EXERCISE REQUIREMENTS |
Quote word for word the lines below, beginning with the first and ending with the one that has "RHO_CR = [0.85, 0.85]". Drop the pictures.

MATERIAL PROVIDED |
-*-*-
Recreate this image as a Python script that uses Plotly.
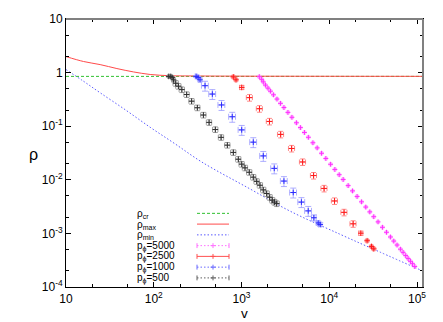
"""Critical / max / min density curves with p_phi runs (log-log)."""
import plotly.graph_objects as go

# ---- data ---------------------------------------------------------------
X_TICKS = [10, 100, 1000, 1e4, 1e5]
X_TICK_TEXT = ["10", "10<sup>2</sup>", "10<sup>3</sup>", "10<sup>4</sup>", "10<sup>5</sup>"]
Y_TICKS = [1e-4, 1e-3, 1e-2, 1e-1, 1, 10]
Y_TICK_TEXT = ["10<sup>-4</sup>", "10<sup>-3</sup>", "10<sup>-2</sup>", "10<sup>-1</sup>", "1", "10"]

RHO_CR_V = [10, 1.17e5]
RHO_CR = [0.85, 0.85]

RHO_MAX_V = [10, 15.85, 24.5, 38, 58.7, 91, 154, 300, 1000, 1e4, 1.17e5]
RHO_MAX = [1.99, 1.61, 1.41, 1.19, 1.03, 0.923, 0.875, 0.865, 0.858, 0.854, 0.852]

RHO_MIN_V = [10, 15.85, 24.5, 47.3, 91, 175, 352, 1249, 3563, 13200, 37640, 1.17e5]
RHO_MIN = [1.14, 0.689, 0.42, 0.203, 0.0955, 0.0468, 0.0215, 0.00676, 0.00261, 9.67e-4, 4.5e-4, 1.98e-4]

P5000_V = [1594, 1698, 1770, 1875, 2002, 2138, 2312, 2535, 2779, 3045,
           3381, 3754, 4224, 4690, 5212, 5781, 6509, 7278, 8166, 9141,
           10350, 11580, 12970, 14390, 16410, 18410, 20750, 23310, 26070, 28970,
           32140, 35970, 40370, 44870, 49780, 54330, 59220, 64710, 69340, 74300,
           79070, 84140, 88720, 94190]
P5000_RHO = [0.84, 0.75, 0.67, 0.585, 0.513, 0.450, 0.385, 0.321, 0.267, 0.223,
             0.181, 0.1466, 0.1159, 0.0942, 0.0764, 0.0621, 0.0491, 0.0394, 0.0313, 0.0250,
             0.0195, 0.0156, 0.01245, 0.01014, 0.0078, 0.00621, 0.00489, 0.00388, 0.00310, 0.00252,
             0.00205, 0.00164, 0.00130, 0.00105, 8.57e-4, 7.2e-4, 6.07e-4, 5.08e-4, 4.43e-4, 3.86e-4,
             3.41e-4, 3.02e-4, 2.72e-4, 2.41e-4]
P5000_DV = 4.0      # percent
P5000_DRHO = 7.0    # percent

P2500_V = [807, 866, 1005, 1233, 1602, 2082, 2793, 3725, 4968, 6626,
           8727, 11480, 14740, 18700, 22880, 26990, 30280, 32150]
P2500_RHO = [0.831, 0.733, 0.529, 0.341, 0.212, 0.1227, 0.0703, 0.0384, 0.0215, 0.0120,
             0.0069, 0.00403, 0.00247, 0.00151, 0.00101, 7.3e-4, 5.71e-4, 5.15e-4]
P2500_DV = [3, 3, 5.5, 8, 8, 8, 8, 8, 8, 8, 8, 8, 8, 8, 5.5, 3, 3, 3]
P2500_DRHO = [5, 5, 9, 14, 14, 14, 14, 14, 14, 14, 14, 14, 14, 14, 9, 5, 5, 5]

P1000_V = [304, 320, 337, 384, 465, 592, 784, 1005, 1362, 1770,
           2361, 3045, 3884, 4814, 5754, 6679, 7475, 7891]
P1000_RHO = [0.849, 0.814, 0.733, 0.570, 0.398, 0.249, 0.150, 0.0853, 0.0504, 0.0279,
             0.01635, 0.00947, 0.00579, 0.00384, 0.00263, 0.00196, 0.00157, 0.00146]
P1000_DV = [2.5, 2.5, 4, 9, 9, 9, 9, 9, 9, 9, 9, 9, 9, 9, 9, 6, 4, 4]
P1000_DRHO = [4, 4, 8, 21, 21, 21, 21, 21, 21, 21, 21, 21, 21, 21, 21, 13, 8, 8]

P500_V = [148, 156, 162, 168, 178, 191, 209, 237, 270, 314,
          368, 427, 503, 585, 690, 807, 920, 1005, 1096, 1226,
          1362, 1489, 1623, 1770, 1935, 2093, 2240, 2373, 2516]
P500_RHO = [0.849, 0.849, 0.814, 0.733, 0.633, 0.558, 0.482, 0.390, 0.293, 0.221,
            0.1616, 0.1178, 0.0867, 0.0619, 0.0443, 0.0324, 0.0242, 0.0196, 0.0167, 0.01382,
            0.0112, 0.00935, 0.00791, 0.00649, 0.00555, 0.00473, 0.00417, 0.00384, 0.0036]
P500_DV = [2.5, 2.5, 2.5, 4, 7, 7, 7, 7, 7, 7, 7, 7, 7, 7, 7, 7, 7, 7, 7, 7, 7, 7, 7, 7, 7, 7, 7, 7, 7]
P500_DRHO = [4, 4, 4, 8, 12, 12, 12, 12, 12, 12, 12, 12, 12, 12, 12, 12, 12, 12, 12, 12,
             12, 12, 12, 12, 12, 12, 12, 12, 12]

# ---- layout constants ---------------------------------------------------
W, H = 443, 322
M_L, M_R, M_T, M_B = 66, 20, 13, 35
FONT = "Liberation Sans, Arial, sans-serif"

GREEN = "#30c030"
RED = "#ff4a4a"
BLUE = "#5a5aff"


def px_x(px: float) -> float:
    return (px - M_L) / (W - M_L - M_R)


def px_y(py: float) -> float:
    return (H - M_B - py) / (H - M_T - M_B)


def _err(values, pct):
    if isinstance(pct, (int, float)):
        pct = [pct] * len(values)
    return [v * p / 100.0 for v, p in zip(values, pct)]


def errorbar_trace(v, rho, dv, drho, color, bar_color, cap, name, size=4):
    return go.Scatter(
        x=v,
        y=rho,
        mode="markers",
        name=name,
        marker={"symbol": "cross-thin", "size": size, "color": color,
                "line": {"width": 1, "color": color}},
        error_x={"type": "data", "array": _err(v, dv), "color": bar_color,
                 "thickness": 0.8, "width": cap},
        error_y={"type": "data", "array": _err(rho, drho), "color": bar_color,
                 "thickness": 0.8, "width": cap},
        showlegend=False,
    )


fig = go.Figure()

fig.add_trace(go.Scatter(x=RHO_CR_V, y=RHO_CR, mode="lines",
                         line={"color": GREEN, "width": 1, "dash": "3px,2px"}, showlegend=False))
fig.add_trace(go.Scatter(x=RHO_MAX_V, y=RHO_MAX, mode="lines", line_shape="spline",
                         line={"color": RED, "width": 1}, showlegend=False))
fig.add_trace(go.Scatter(x=RHO_MIN_V, y=RHO_MIN, mode="lines", line_shape="spline",
                         line={"color": BLUE, "width": 1, "dash": "1.5px,2px"}, showlegend=False))

fig.add_trace(errorbar_trace(P5000_V, P5000_RHO, P5000_DV, P5000_DRHO,
                             "#ff30ff", "#ffa0ff", 1.5, "p5000", size=3.5))
fig.add_trace(errorbar_trace(P2500_V, P2500_RHO, P2500_DV, P2500_DRHO,
                             "#ff1a1a", "#ff7070", 2.5, "p2500"))
fig.add_trace(errorbar_trace(P1000_V, P1000_RHO, P1000_DV, P1000_DRHO,
                             "#2a2aff", "#9a9aff", 3, "p1000"))
fig.add_trace(errorbar_trace(P500_V, P500_RHO, P500_DV, P500_DRHO,
                             "#303030", "#8a8a8a", 2.5, "p500"))

# ---- custom gnuplot-style key ---------------------------------------------
key_rows = [
    ("ρ<sub>cr</sub>", GREEN, "3px,2px", False),
    ("ρ<sub>max</sub>", RED, "solid", False),
    ("ρ<sub>min</sub>", BLUE, "1.5px,2px", False),
    ("p<sub>ϕ</sub>=5000", "#ff70ff", "1.5px,2px", True),
    ("p<sub>ϕ</sub>=2500", "#ff5050", "solid", True),
    ("p<sub>ϕ</sub>=1000", "#6a6aff", "1.5px,2px", True),
    ("p<sub>ϕ</sub>=500", "#606060", "1.5px,2px", True),
]
key_y0, key_dy = 211.7, 11.0
text_x, line_x0, line_x1 = 135, 197, 229
shapes = []
annotations = []
for i, (label, color, dash, bars) in enumerate(key_rows):
    y = key_y0 + i * key_dy
    annotations.append(dict(x=px_x(text_x), y=px_y(y + 0.5), xref="paper", yref="paper",
                            text=label, showarrow=False, xanchor="left", yanchor="middle",
                            font={"size": 10, "color": "#000", "family": FONT}))
    shapes.append(dict(type="line", xref="paper", yref="paper",
                       x0=px_x(line_x0), x1=px_x(line_x1), y0=px_y(y), y1=px_y(y),
                       line={"color": color, "width": 1, "dash": dash}))
    if bars:
        xc = (line_x0 + line_x1) / 2
        for xs in (line_x0, line_x1):
            shapes.append(dict(type="line", xref="paper", yref="paper",
                               x0=px_x(xs), x1=px_x(xs), y0=px_y(y - 2.5), y1=px_y(y + 2.5),
                               line={"color": color, "width": 1}))
        shapes.append(dict(type="line", xref="paper", yref="paper",
                           x0=px_x(xc), x1=px_x(xc), y0=px_y(y - 2.5), y1=px_y(y + 2.5),
                           line={"color": color, "width": 1}))
        shapes.append(dict(type="line", xref="paper", yref="paper",
                           x0=px_x(xc - 2.5), x1=px_x(xc + 2.5), y0=px_y(y), y1=px_y(y),
                           line={"color": color, "width": 1}))

# border (top/right drawn grey like the original)
shapes.append(dict(type="line", xref="paper", yref="paper", x0=0, x1=1, y0=1, y1=1,
                   line={"color": "#808080", "width": 2}))
shapes.append(dict(type="line", xref="paper", yref="paper", x0=1, x1=1, y0=0, y1=1,
                   line={"color": "#808080", "width": 2}))

# axis titles
annotations.append(dict(x=px_x(33), y=px_y(152), xref="paper", yref="paper", text="ρ",
                        xanchor="center", yanchor="middle", showarrow=False,
                        font={"size": 16, "family": FONT, "color": "#000"}))
annotations.append(dict(x=px_x(244), y=px_y(314.5), xref="paper", yref="paper", text="v",
                        xanchor="center", yanchor="middle", showarrow=False, borderpad=0,
                        font={"size": 13.5, "family": FONT, "color": "#000"}))

minor_x = [m * 10 ** e for e in range(1, 6) for m in (2, 5)]
minor_y = [m * 10 ** e for e in range(-4, 1) for m in (2, 5)]

axis_common = dict(
    type="log",
    ticks="inside",
    ticklen=5,
    tickcolor="#000",
    showline=True,
    linecolor="#000",
    linewidth=1,
    mirror="allticks",
    showgrid=False,
    zeroline=False,
    tickfont={"size": 12, "family": FONT, "color": "#000"},
)
fig.update_xaxes(
    range=[1, 5.068],
    tickvals=X_TICKS,
    ticktext=X_TICK_TEXT,
    ticklabelstandoff=1,
    minor={"tickvals": minor_x, "ticks": "inside", "ticklen": 3, "tickcolor": "#000"},
    **axis_common,
)
fig.update_yaxes(
    range=[-4, 1],
    tickvals=Y_TICKS,
    ticktext=Y_TICK_TEXT,
    minor={"tickvals": minor_y, "ticks": "inside", "ticklen": 3, "tickcolor": "#000"},
    **axis_common,
)
fig.update_layout(
    width=W,
    height=H,
    margin={"l": M_L, "r": M_R, "t": M_T, "b": M_B},
    paper_bgcolor="#ffffff",
    plot_bgcolor="#ffffff",
    showlegend=False,
    shapes=shapes,
    annotations=annotations,
    font={"family": FONT},
)

fig.write_html(
    "out.html",
    config={"displayModeBar": False},
    post_script="document.body.style.margin='0';",
)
-*-*-
FINISHED ANSWER |
Recreate this image as a Python script that uses Plotly.
"""Critical / max / min density curves with p_phi runs (log-log)."""
import plotly.graph_objects as go

# ---- data ---------------------------------------------------------------
X_TICKS = [10, 100, 1000, 1e4, 1e5]
X_TICK_TEXT = ["10", "10<sup>2</sup>", "10<sup>3</sup>", "10<sup>4</sup>", "10<sup>5</sup>"]
Y_TICKS = [1e-4, 1e-3, 1e-2, 1e-1, 1, 10]
Y_TICK_TEXT = ["10<sup>-4</sup>", "10<sup>-3</sup>", "10<sup>-2</sup>", "10<sup>-1</sup>", "1", "10"]

RHO_CR_V = [10, 1.17e5]
RHO_CR = [0.85, 0.85]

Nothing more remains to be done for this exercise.